Hello! Before seeing your excellent calculators online, I wrote my own algorithm for calculating how many hours is required to heat 1032.8 U.S. gallons of water from 43 deg F to 84 deg F with 11 kW of power. Your calculator gives 9 hr 25 min and my calculator gives 9 hr 24 min — so the model and the maths seem to be the same. My problem is that when I actually heat up the water in my very large hot-tub from 43 deg F to 84 deg F using g an 11 kW heater, it takes far longer than our calculated times. Our calculations show that the heating rate is 4.3 deg F/hr, whereas in actuality the “experiment” shows that it is 2.1 deg F/hr. So there appears to be only half the heating power going into the water. The tub is a cylindrical cedar tub in the basement within a surrounding temperature of about 40 deg. Does this make any sense to you–that half the heat generated is lost? Best regards, Robert
HI WILLIAM:
I just read your reply to William on April 24th, 2018. That’s exactly what I need to do—and I am doing it as we speak! Since my plot of water temperature vs. time (during heating) is a straight line, I am assuming that this is telling me that most of the heat loss from the tub is due to convection and not to radiation (would you agree?) So I am going to see how much the temperature of the water drops in cooling by about 5 deg F and will then calculate how many Watts would be needed to reverse this cooling effect–as you suggested. Stay tuned…but I doubt if it’ll be enough to explain the apparent loss of heat I am experiencing according to the calculations. It’s a pleasure discussing this with you! Robert
Hello again, William. So I did your suggested experiment letting my tub cool. In two hours the water temperature changed by less than 1 deg F–so the loss of heat through cooling cannot explain the roughhly factor of two discrepancy between theory and experiment. Any more ideas…..?
Robert
Hi Robert
It may be that much more energy is needed to heat the pool water up by 1 degree than for preventing it from dropping 1 degree (in the same amount of time). Possible explanation: when first heating it up, all the surroundings of the pool also need to be heated up and that consumes energy.

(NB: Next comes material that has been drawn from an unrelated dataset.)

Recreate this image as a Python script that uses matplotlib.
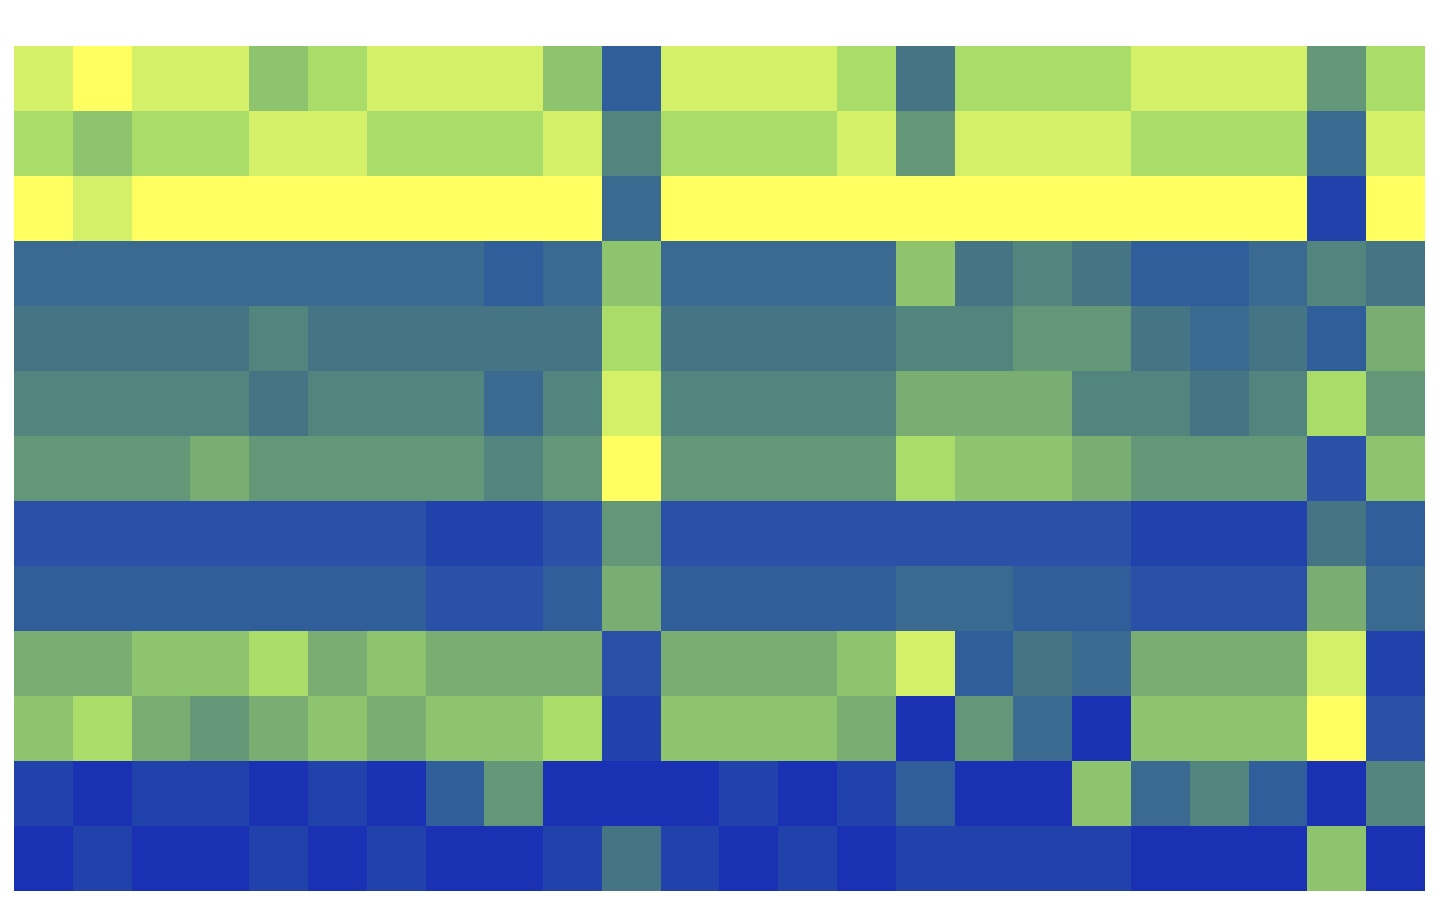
import matplotlib
matplotlib.use("Agg")
import matplotlib.pyplot as plt
import numpy as np
from matplotlib.colors import ListedColormap, BoundaryNorm

#%%data - one list per row (top to bottom), 24 columns, values are colour levels 0..12
row_00 = [11, 12, 11, 11, 9, 10, 11, 11, 11, 9, 3, 11, 11, 11, 10, 5, 10, 10, 10, 11, 11, 11, 7, 10]
row_01 = [10, 9, 10, 10, 11, 11, 10, 10, 10, 11, 6, 10, 10, 10, 11, 7, 11, 11, 11, 10, 10, 10, 4, 11]
row_02 = [12, 11, 12, 12, 12, 12, 12, 12, 12, 12, 4, 12, 12, 12, 12, 12, 12, 12, 12, 12, 12, 12, 1, 12]
row_03 = [4, 4, 4, 4, 4, 4, 4, 4, 3, 4, 9, 4, 4, 4, 4, 9, 5, 6, 5, 3, 3, 4, 6, 5]
row_04 = [5, 5, 5, 5, 6, 5, 5, 5, 5, 5, 10, 5, 5, 5, 5, 6, 6, 7, 7, 5, 4, 5, 3, 8]
row_05 = [6, 6, 6, 6, 5, 6, 6, 6, 4, 6, 11, 6, 6, 6, 6, 8, 8, 8, 6, 6, 5, 6, 10, 7]
row_06 = [7, 7, 7, 8, 7, 7, 7, 7, 6, 7, 12, 7, 7, 7, 7, 10, 9, 9, 8, 7, 7, 7, 2, 9]
row_07 = [2, 2, 2, 2, 2, 2, 2, 1, 1, 2, 7, 2, 2, 2, 2, 2, 2, 2, 2, 1, 1, 1, 5, 3]
row_08 = [3, 3, 3, 3, 3, 3, 3, 2, 2, 3, 8, 3, 3, 3, 3, 4, 4, 3, 3, 2, 2, 2, 8, 4]
row_09 = [8, 8, 9, 9, 10, 8, 9, 8, 8, 8, 2, 8, 8, 8, 9, 11, 3, 5, 4, 8, 8, 8, 11, 1]
row_10 = [9, 10, 8, 7, 8, 9, 8, 9, 9, 10, 1, 9, 9, 9, 8, 0, 7, 4, 0, 9, 9, 9, 12, 2]
row_11 = [1, 0, 1, 1, 0, 1, 0, 3, 7, 0, 0, 0, 1, 0, 1, 3, 0, 0, 9, 4, 6, 3, 0, 6]
row_12 = [0, 1, 0, 0, 1, 0, 1, 0, 0, 1, 5, 1, 0, 1, 0, 1, 1, 1, 1, 0, 0, 0, 9, 0]

palette = ["#1b31b3", "#2142ab", "#2a50a7", "#305e9a", "#3a6a90", "#457585", "#52857d",
           "#649678", "#7aad72", "#8ec46e", "#aadc6a", "#d4ef68", "#ffff62"]


#%%plot
def main():
    grid = np.array([row_00, row_01, row_02, row_03, row_04, row_05, row_06,
                     row_07, row_08, row_09, row_10, row_11, row_12])

    cmap = ListedColormap(palette)
    norm = BoundaryNorm(np.arange(-0.5, len(palette) + 0.5, 1), cmap.N)

    fig = plt.figure(figsize=(14.4, 9), dpi=100)
    ax = fig.add_axes([14 / 1440, 1 - 891 / 900, 1411 / 1440, 845 / 900])
    ax.imshow(grid, cmap=cmap, norm=norm, aspect="auto", interpolation="nearest")
    ax.set_axis_off()

    fig.savefig("out.png", dpi=100)


if __name__ == "__main__":
    main()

That’s possibly the explanation. So it seems that half the kW being pumped into the water are raising the temperature of the plumbing, cedar walls of the tub, and cold air surrounding the tub (about 40 deg F yesterday). Yay! you solved my issue! When I put in an average heat loss correction factor of 100% my calculated temp rise per hour falls to 2.17 deg F/hr–which is exactly what I measure!

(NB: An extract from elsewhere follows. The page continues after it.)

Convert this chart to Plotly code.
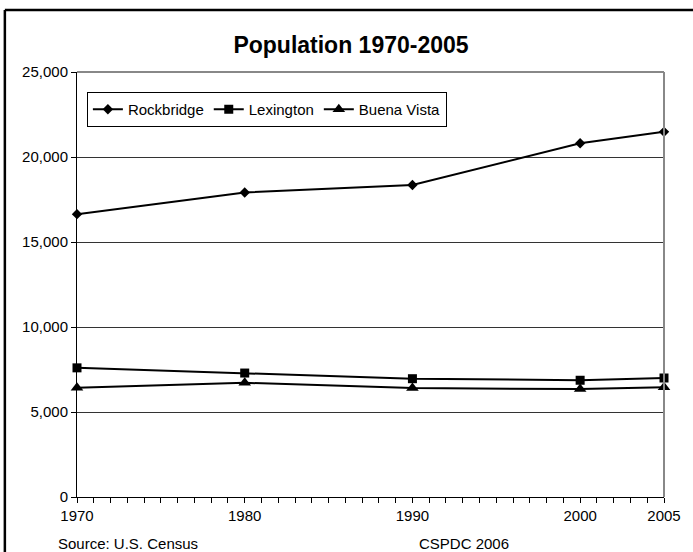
import plotly.graph_objects as go

years = [1970, 1980, 1990, 2000, 2005]
rockbridge = [16637, 17911, 18350, 20808, 21480]
lexington = [7597, 7292, 6959, 6867, 7000]
buena_vista = [6425, 6717, 6406, 6349, 6460]

series_names = ["Rockbridge", "Lexington", "Buena Vista"]
x_tick_vals = [1970, 1980, 1990, 2000, 2005]
x_tick_text = ["1970", "1980", "1990", "2000", "2005"]
y_tick_vals = [0, 5000, 10000, 15000, 20000, 25000]

FONT = "Arial, Liberation Sans, sans-serif"

fig = go.Figure()
for name, vals, sym, size in [
    (series_names[0], rockbridge, "diamond", 8),
    (series_names[1], lexington, "square", 9),
    (series_names[2], buena_vista, "triangle-up", 11),
]:
    fig.add_trace(go.Scatter(
        x=years, y=vals, name=name, mode="lines+markers",
        line=dict(color="black", width=2),
        marker=dict(symbol=sym, size=size, color="black"),
        cliponaxis=False,
    ))

W, H = 693, 552
L, R, T, B = 77, 22, 72, 55
PW, PH = W - L - R, H - T - B

def px(x):
    return (x - L) / PW

def py(y):
    return (H - B - y) / PH

fig.update_layout(
    width=W, height=H,
    margin=dict(l=L, r=R, t=T, b=B),
    paper_bgcolor="white", plot_bgcolor="white",
    font=dict(family=FONT, size=15, color="black"),
    title=dict(text="Population 1970-2005", x=351 / W, xanchor="center",
               y=1 - 45 / H, yanchor="middle",
               font=dict(family=FONT, size=23, color="black", weight="bold")),
    showlegend=True,
    legend=dict(orientation="h", x=px(87), xanchor="left", y=py(92), yanchor="top",
                bordercolor="black", borderwidth=1, bgcolor="white",
                font=dict(family=FONT, size=15, color="black"),
                itemwidth=30),
    xaxis=dict(range=[1970, 2005], tickmode="array", tickvals=x_tick_vals, ticktext=x_tick_text,
               ticks="outside", ticklen=5, tickcolor="black", tickwidth=1,
               showline=True, linecolor="black", linewidth=1, showgrid=False, zeroline=False,
               minor=dict(tickmode="linear", tick0=1970, dtick=1, ticks="outside", ticklen=5,
                          tickcolor="black", tickwidth=1, showgrid=False),
               tickfont=dict(family=FONT, size=15, color="black")),
    yaxis=dict(range=[0, 25000], tickmode="array", tickvals=y_tick_vals, tickformat=",",
               ticks="outside", ticklen=5, tickcolor="black", tickwidth=1,
               showline=True, linecolor="black", linewidth=1,
               showgrid=True, gridcolor="#333333", gridwidth=1, zeroline=False,
               tickfont=dict(family=FONT, size=15, color="black")),
    shapes=[
        dict(type="line", xref="paper", yref="paper", x0=0, x1=1, y0=1, y1=1,
             line=dict(color="#888888", width=2), layer="above"),
        dict(type="line", xref="paper", yref="paper", x0=1, x1=1, y0=0, y1=1,
             line=dict(color="#888888", width=2), layer="above"),
        dict(type="line", xref="paper", yref="paper", x0=px(4), x1=px(740), y0=py(10), y1=py(10),
             line=dict(color="black", width=2.5), layer="above"),
        dict(type="line", xref="paper", yref="paper", x0=px(4), x1=px(4), y0=py(600), y1=py(10),
             line=dict(color="black", width=2.5), layer="above"),
    ],
    annotations=[
        dict(text="Source: U.S. Census", xref="paper", yref="paper", x=px(56), y=py(543),
             xanchor="left", yanchor="middle", showarrow=False,
             font=dict(family=FONT, size=15, color="black")),
        dict(text="CSPDC 2006", xref="paper", yref="paper", x=px(469), y=py(543),
             xanchor="center", yanchor="middle", showarrow=False,
             font=dict(family=FONT, size=15, color="black")),
    ],
)

fig.write_html(
    "out.html",
    config={"displayModeBar": False},
    post_script="document.body.style.margin='0';document.body.style.padding='0';"
                "document.body.style.overflow='hidden';document.documentElement.style.overflow='hidden';",
)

I’m trying to calculate the heater size, in watts, to keep an 1100 gallon water storage tank from freezing over the winter. The tank will likelihood be holding 350 to 850 gallons.
Daytime temps are usually in the mid-30°s, rarely below 25°F for more than 72 hours. Nighttime temps average in the high-teens but can be 0°F on occasion.
TIA
Antonio
Well played. Neat calculator. And a number of helpful responses.